------ Data segment

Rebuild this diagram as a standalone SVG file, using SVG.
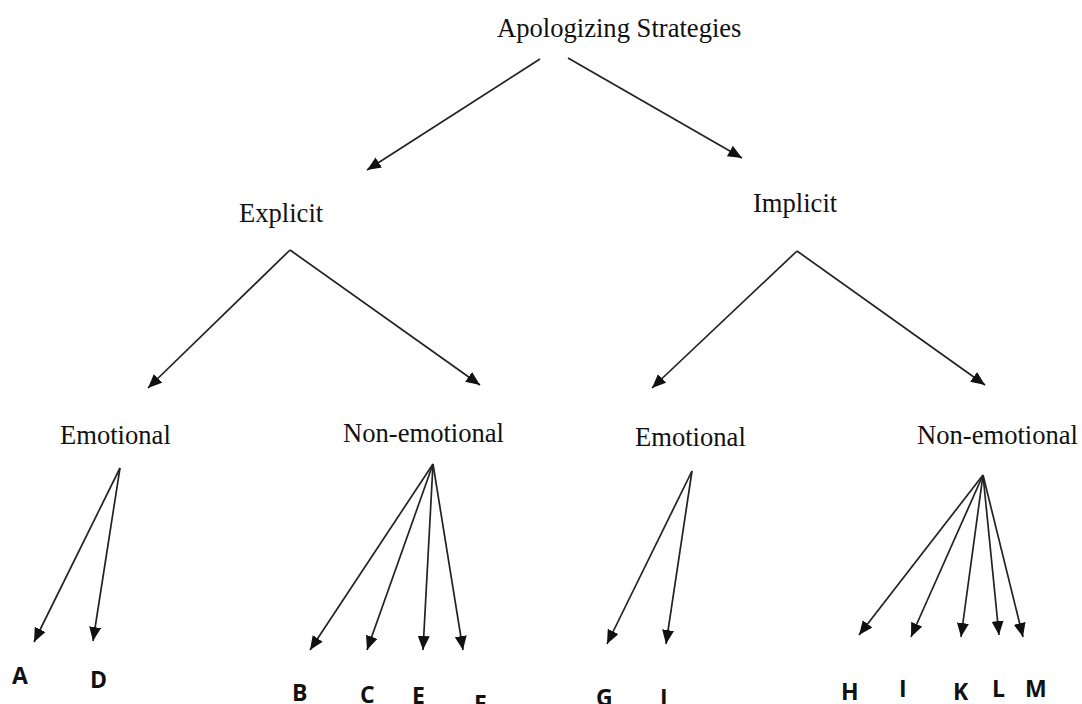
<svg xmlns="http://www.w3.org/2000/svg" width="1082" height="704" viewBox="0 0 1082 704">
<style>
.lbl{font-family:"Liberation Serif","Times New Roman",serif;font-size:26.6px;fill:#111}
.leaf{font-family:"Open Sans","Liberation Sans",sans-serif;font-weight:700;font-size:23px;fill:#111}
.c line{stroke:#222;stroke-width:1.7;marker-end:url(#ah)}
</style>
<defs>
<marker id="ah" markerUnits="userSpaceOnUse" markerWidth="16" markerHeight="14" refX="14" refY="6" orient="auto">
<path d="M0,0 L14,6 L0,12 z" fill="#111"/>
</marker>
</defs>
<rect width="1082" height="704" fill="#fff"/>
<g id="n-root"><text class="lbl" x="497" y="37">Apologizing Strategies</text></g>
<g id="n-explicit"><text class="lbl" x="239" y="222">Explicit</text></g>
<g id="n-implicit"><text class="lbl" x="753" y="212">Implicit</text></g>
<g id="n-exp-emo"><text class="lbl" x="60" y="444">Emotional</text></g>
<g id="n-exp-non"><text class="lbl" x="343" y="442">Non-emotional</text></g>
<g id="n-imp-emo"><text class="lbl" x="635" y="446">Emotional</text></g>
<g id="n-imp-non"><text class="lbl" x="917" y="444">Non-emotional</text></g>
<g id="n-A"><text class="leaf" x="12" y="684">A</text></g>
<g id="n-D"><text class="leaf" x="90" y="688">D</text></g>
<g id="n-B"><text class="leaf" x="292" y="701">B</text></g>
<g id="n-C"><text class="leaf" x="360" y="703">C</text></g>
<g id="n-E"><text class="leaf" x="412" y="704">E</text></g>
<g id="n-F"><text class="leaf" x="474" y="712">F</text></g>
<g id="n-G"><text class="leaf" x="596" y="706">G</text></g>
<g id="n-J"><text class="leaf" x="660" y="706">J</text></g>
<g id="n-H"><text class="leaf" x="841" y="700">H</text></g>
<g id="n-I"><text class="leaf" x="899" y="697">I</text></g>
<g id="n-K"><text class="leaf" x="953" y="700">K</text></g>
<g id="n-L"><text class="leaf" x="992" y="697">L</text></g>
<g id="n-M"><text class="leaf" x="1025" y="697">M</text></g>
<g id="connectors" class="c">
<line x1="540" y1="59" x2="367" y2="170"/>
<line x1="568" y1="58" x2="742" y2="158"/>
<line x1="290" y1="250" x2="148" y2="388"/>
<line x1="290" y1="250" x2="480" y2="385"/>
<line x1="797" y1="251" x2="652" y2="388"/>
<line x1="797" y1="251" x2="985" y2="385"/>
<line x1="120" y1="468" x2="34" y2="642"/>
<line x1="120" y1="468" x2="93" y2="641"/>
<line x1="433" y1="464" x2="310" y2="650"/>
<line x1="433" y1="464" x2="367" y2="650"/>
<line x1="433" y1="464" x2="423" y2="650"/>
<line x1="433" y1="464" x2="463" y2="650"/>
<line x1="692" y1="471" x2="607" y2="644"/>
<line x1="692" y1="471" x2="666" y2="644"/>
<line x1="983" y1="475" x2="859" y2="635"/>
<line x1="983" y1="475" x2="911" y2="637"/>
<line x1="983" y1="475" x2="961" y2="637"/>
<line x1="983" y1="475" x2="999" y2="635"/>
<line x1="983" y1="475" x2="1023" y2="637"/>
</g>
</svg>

------------

[Problem to solve]: Exactly as written, return every line of the listing, but not the pictures.

[Written response]:
Rebuild this diagram as a standalone SVG file, using SVG.
<svg xmlns="http://www.w3.org/2000/svg" width="1082" height="704" viewBox="0 0 1082 704">
<style>
.lbl{font-family:"Liberation Serif","Times New Roman",serif;font-size:26.6px;fill:#111}
.leaf{font-family:"Open Sans","Liberation Sans",sans-serif;font-weight:700;font-size:23px;fill:#111}
.c line{stroke:#222;stroke-width:1.7;marker-end:url(#ah)}
</style>
<defs>
<marker id="ah" markerUnits="userSpaceOnUse" markerWidth="16" markerHeight="14" refX="14" refY="6" orient="auto">
<path d="M0,0 L14,6 L0,12 z" fill="#111"/>
</marker>
</defs>
<rect width="1082" height="704" fill="#fff"/>
<g id="n-root"><text class="lbl" x="497" y="37">Apologizing Strategies</text></g>
<g id="n-explicit"><text class="lbl" x="239" y="222">Explicit</text></g>
<g id="n-implicit"><text class="lbl" x="753" y="212">Implicit</text></g>
<g id="n-exp-emo"><text class="lbl" x="60" y="444">Emotional</text></g>
<g id="n-exp-non"><text class="lbl" x="343" y="442">Non-emotional</text></g>
<g id="n-imp-emo"><text class="lbl" x="635" y="446">Emotional</text></g>
<g id="n-imp-non"><text class="lbl" x="917" y="444">Non-emotional</text></g>
<g id="n-A"><text class="leaf" x="12" y="684">A</text></g>
<g id="n-D"><text class="leaf" x="90" y="688">D</text></g>
<g id="n-B"><text class="leaf" x="292" y="701">B</text></g>
<g id="n-C"><text class="leaf" x="360" y="703">C</text></g>
<g id="n-E"><text class="leaf" x="412" y="704">E</text></g>
<g id="n-F"><text class="leaf" x="474" y="712">F</text></g>
<g id="n-G"><text class="leaf" x="596" y="706">G</text></g>
<g id="n-J"><text class="leaf" x="660" y="706">J</text></g>
<g id="n-H"><text class="leaf" x="841" y="700">H</text></g>
<g id="n-I"><text class="leaf" x="899" y="697">I</text></g>
<g id="n-K"><text class="leaf" x="953" y="700">K</text></g>
<g id="n-L"><text class="leaf" x="992" y="697">L</text></g>
<g id="n-M"><text class="leaf" x="1025" y="697">M</text></g>
<g id="connectors" class="c">
<line x1="540" y1="59" x2="367" y2="170"/>
<line x1="568" y1="58" x2="742" y2="158"/>
<line x1="290" y1="250" x2="148" y2="388"/>
<line x1="290" y1="250" x2="480" y2="385"/>
<line x1="797" y1="251" x2="652" y2="388"/>
<line x1="797" y1="251" x2="985" y2="385"/>
<line x1="120" y1="468" x2="34" y2="642"/>
<line x1="120" y1="468" x2="93" y2="641"/>
<line x1="433" y1="464" x2="310" y2="650"/>
<line x1="433" y1="464" x2="367" y2="650"/>
<line x1="433" y1="464" x2="423" y2="650"/>
<line x1="433" y1="464" x2="463" y2="650"/>
<line x1="692" y1="471" x2="607" y2="644"/>
<line x1="692" y1="471" x2="666" y2="644"/>
<line x1="983" y1="475" x2="859" y2="635"/>
<line x1="983" y1="475" x2="911" y2="637"/>
<line x1="983" y1="475" x2="961" y2="637"/>
<line x1="983" y1="475" x2="999" y2="635"/>
<line x1="983" y1="475" x2="1023" y2="637"/>
</g>
</svg>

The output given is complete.